_RAW DATA:_
* START *
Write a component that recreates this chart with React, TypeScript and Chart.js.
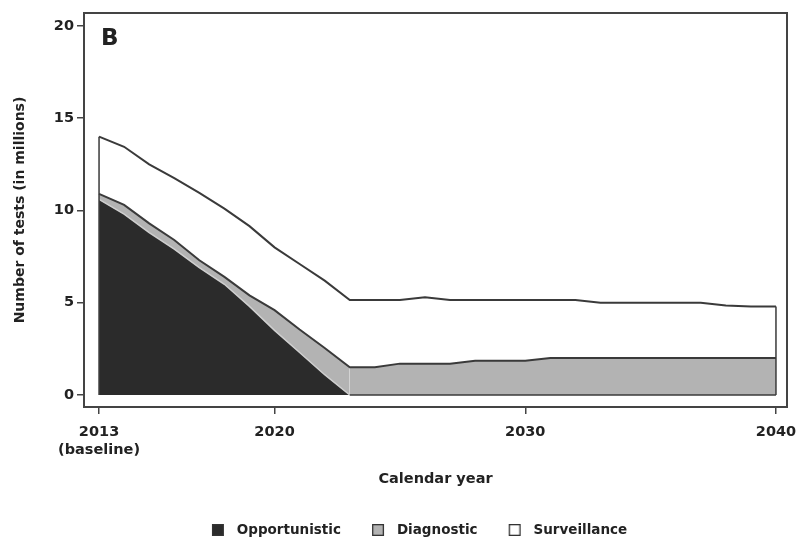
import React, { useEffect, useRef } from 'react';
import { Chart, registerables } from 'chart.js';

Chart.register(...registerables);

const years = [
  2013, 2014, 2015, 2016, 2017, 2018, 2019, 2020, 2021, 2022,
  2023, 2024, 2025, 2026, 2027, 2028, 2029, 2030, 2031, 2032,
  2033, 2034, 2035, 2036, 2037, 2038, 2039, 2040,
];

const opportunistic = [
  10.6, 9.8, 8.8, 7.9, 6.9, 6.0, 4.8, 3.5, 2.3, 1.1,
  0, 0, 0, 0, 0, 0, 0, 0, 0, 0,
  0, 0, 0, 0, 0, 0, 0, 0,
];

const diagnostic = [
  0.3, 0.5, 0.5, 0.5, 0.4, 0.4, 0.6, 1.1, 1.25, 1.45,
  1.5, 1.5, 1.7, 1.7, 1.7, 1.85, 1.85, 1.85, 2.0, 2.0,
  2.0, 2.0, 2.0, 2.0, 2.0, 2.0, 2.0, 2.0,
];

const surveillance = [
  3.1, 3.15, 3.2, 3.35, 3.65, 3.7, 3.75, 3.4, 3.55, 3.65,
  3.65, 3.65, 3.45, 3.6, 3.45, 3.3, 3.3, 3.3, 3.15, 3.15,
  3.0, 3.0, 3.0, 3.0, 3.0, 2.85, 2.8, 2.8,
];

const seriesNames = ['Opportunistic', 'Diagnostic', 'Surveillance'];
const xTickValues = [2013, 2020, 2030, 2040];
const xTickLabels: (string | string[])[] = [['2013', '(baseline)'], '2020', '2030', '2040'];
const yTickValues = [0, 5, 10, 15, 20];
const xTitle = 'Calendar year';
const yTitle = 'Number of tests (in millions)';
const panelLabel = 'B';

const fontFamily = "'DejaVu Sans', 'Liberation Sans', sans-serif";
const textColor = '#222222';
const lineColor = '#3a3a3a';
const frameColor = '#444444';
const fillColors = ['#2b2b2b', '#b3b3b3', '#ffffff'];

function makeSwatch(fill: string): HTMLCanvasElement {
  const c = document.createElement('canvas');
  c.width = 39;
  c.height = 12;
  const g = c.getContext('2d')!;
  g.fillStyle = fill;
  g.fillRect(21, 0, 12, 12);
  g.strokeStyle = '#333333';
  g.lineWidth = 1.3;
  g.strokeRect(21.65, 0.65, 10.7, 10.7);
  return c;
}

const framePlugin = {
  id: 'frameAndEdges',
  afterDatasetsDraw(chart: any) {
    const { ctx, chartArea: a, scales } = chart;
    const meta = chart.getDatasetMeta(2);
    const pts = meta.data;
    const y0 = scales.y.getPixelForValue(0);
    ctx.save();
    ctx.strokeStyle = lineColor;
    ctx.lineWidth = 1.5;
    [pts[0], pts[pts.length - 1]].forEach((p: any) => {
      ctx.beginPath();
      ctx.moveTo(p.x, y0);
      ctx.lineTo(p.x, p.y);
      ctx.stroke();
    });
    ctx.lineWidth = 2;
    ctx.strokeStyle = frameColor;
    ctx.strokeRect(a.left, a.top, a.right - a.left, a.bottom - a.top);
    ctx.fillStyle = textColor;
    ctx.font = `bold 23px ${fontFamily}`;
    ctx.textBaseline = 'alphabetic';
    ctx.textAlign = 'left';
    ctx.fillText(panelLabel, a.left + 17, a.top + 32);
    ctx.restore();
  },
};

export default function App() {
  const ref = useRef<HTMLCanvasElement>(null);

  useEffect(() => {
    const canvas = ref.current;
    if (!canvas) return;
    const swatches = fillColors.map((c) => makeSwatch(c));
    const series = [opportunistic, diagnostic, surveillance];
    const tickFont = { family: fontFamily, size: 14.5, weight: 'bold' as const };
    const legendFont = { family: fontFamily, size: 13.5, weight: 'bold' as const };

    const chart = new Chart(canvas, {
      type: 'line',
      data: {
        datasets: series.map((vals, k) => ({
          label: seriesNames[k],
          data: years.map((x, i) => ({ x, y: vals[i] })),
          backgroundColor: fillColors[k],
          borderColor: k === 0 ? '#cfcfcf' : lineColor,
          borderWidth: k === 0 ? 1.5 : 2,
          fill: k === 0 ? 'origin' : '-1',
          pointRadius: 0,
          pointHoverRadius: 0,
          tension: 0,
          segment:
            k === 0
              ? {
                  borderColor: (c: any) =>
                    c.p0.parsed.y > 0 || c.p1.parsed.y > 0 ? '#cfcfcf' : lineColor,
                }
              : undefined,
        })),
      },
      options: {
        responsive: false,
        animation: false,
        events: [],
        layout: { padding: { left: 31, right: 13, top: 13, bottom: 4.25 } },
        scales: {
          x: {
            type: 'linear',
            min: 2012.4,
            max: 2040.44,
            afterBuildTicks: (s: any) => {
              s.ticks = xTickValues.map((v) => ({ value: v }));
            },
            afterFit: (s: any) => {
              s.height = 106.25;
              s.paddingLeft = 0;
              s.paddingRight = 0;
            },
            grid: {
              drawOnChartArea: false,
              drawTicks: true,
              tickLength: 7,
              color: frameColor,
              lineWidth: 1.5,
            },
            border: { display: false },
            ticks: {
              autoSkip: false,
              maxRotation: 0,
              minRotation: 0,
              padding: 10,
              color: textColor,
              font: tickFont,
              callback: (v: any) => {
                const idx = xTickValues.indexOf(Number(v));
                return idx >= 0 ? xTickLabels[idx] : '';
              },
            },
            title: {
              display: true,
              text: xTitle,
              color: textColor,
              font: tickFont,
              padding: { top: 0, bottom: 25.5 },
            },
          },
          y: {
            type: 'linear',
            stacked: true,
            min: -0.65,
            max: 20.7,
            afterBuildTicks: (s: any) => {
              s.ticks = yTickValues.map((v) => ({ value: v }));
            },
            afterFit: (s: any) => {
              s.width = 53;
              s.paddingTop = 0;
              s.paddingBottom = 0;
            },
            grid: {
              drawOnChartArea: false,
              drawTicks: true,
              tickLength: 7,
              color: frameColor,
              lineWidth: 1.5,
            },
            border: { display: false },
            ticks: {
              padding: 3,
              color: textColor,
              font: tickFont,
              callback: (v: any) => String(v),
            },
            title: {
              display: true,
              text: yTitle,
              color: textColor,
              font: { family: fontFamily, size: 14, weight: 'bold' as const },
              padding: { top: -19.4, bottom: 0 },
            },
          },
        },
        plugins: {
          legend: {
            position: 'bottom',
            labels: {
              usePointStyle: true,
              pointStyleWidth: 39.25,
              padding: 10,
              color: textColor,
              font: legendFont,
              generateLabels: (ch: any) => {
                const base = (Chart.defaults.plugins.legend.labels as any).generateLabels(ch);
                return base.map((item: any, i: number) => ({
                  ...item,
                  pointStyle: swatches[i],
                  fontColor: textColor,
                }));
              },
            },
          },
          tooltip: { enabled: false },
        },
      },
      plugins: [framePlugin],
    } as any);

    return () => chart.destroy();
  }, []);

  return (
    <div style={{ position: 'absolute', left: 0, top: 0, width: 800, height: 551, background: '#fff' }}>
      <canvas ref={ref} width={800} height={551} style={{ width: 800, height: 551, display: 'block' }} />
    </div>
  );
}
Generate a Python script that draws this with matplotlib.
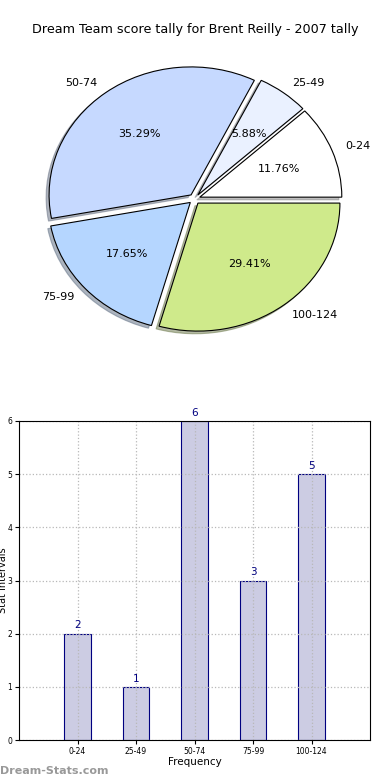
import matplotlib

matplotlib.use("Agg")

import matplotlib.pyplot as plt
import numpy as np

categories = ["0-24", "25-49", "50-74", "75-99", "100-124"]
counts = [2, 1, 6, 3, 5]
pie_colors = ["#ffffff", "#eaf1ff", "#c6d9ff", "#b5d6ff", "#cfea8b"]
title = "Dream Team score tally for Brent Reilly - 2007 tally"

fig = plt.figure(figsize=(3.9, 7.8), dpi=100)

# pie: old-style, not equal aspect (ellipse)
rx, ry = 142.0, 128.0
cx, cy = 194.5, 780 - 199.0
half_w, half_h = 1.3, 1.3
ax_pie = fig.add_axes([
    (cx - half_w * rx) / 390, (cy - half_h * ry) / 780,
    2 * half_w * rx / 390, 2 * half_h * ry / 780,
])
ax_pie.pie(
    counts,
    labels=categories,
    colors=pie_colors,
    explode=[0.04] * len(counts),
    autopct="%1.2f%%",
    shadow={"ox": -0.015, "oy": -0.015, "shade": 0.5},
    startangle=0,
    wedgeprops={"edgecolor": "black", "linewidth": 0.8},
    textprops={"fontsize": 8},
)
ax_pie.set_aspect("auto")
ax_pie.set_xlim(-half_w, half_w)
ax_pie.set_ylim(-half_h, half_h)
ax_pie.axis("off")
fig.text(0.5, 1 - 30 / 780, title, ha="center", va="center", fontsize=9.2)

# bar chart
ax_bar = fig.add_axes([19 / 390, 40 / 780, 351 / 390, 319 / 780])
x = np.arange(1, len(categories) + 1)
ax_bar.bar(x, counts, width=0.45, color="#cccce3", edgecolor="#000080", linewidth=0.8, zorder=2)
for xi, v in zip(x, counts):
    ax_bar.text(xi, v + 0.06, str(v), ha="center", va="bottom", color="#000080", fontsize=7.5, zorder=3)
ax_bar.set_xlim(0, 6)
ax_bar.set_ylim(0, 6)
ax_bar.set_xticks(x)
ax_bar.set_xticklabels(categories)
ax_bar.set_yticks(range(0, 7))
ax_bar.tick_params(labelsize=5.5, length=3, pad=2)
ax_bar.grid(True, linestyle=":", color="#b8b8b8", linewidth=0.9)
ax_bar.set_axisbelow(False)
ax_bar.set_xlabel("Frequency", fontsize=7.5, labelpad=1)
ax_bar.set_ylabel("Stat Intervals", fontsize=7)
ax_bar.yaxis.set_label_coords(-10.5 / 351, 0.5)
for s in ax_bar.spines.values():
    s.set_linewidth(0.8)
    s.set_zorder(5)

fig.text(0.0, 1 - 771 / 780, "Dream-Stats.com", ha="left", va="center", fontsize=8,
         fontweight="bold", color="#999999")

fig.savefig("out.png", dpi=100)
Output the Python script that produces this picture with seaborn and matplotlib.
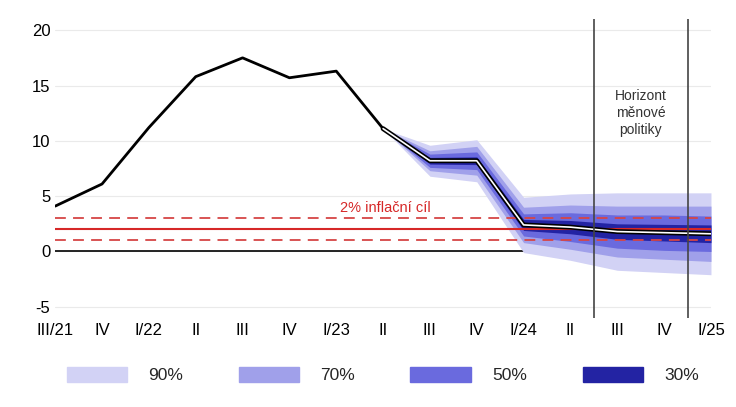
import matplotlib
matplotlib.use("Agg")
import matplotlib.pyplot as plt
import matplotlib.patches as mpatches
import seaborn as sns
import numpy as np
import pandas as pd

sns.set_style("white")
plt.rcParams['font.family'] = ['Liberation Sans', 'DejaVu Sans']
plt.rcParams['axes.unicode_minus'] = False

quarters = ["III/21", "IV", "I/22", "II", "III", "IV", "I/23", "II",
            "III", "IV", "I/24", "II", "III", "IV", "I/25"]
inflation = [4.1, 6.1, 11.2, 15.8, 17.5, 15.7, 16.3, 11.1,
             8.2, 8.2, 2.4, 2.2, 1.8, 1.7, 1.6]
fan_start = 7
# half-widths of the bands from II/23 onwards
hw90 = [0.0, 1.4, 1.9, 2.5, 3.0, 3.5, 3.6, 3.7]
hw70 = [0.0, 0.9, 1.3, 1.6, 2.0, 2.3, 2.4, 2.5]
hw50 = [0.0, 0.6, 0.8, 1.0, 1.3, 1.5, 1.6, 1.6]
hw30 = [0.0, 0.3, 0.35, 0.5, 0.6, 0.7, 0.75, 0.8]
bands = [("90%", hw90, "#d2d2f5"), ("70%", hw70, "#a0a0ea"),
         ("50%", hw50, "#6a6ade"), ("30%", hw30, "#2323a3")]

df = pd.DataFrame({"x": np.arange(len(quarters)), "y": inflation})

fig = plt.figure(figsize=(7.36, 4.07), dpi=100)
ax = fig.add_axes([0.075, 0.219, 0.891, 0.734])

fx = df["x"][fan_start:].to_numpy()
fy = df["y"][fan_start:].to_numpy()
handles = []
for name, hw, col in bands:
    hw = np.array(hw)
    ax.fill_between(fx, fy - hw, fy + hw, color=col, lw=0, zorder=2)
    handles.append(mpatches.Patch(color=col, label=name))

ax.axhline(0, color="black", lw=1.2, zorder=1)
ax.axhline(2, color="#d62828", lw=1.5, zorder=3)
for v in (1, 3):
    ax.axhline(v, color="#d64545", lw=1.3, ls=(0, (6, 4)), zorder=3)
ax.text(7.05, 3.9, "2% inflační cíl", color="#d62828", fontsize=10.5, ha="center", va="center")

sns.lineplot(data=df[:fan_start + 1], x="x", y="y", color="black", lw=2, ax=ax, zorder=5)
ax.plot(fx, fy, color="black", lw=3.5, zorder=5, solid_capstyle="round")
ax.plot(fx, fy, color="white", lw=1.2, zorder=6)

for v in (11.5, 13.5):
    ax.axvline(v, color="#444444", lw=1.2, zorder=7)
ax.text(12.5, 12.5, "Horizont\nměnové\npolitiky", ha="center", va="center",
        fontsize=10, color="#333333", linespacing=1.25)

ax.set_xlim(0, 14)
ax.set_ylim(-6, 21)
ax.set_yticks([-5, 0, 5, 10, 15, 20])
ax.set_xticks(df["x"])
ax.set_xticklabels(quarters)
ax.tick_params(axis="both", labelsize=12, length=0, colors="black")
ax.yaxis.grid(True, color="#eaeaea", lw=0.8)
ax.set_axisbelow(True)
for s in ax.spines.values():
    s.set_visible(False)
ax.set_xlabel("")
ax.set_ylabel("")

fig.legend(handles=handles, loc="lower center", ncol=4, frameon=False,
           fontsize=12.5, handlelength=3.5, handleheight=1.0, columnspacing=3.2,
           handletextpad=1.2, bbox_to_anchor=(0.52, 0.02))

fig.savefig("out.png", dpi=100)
* END *
_SET TASK:_
Return the material line for line, from its beginning to the line that contains "Chart.register(...registerables);", with the pictures left out.

_COMPLETED EXERCISE:_
Write a component that recreates this chart with React, TypeScript and Chart.js.
import React, { useEffect, useRef } from 'react';
import { Chart, registerables } from 'chart.js';

Chart.register(...registerables);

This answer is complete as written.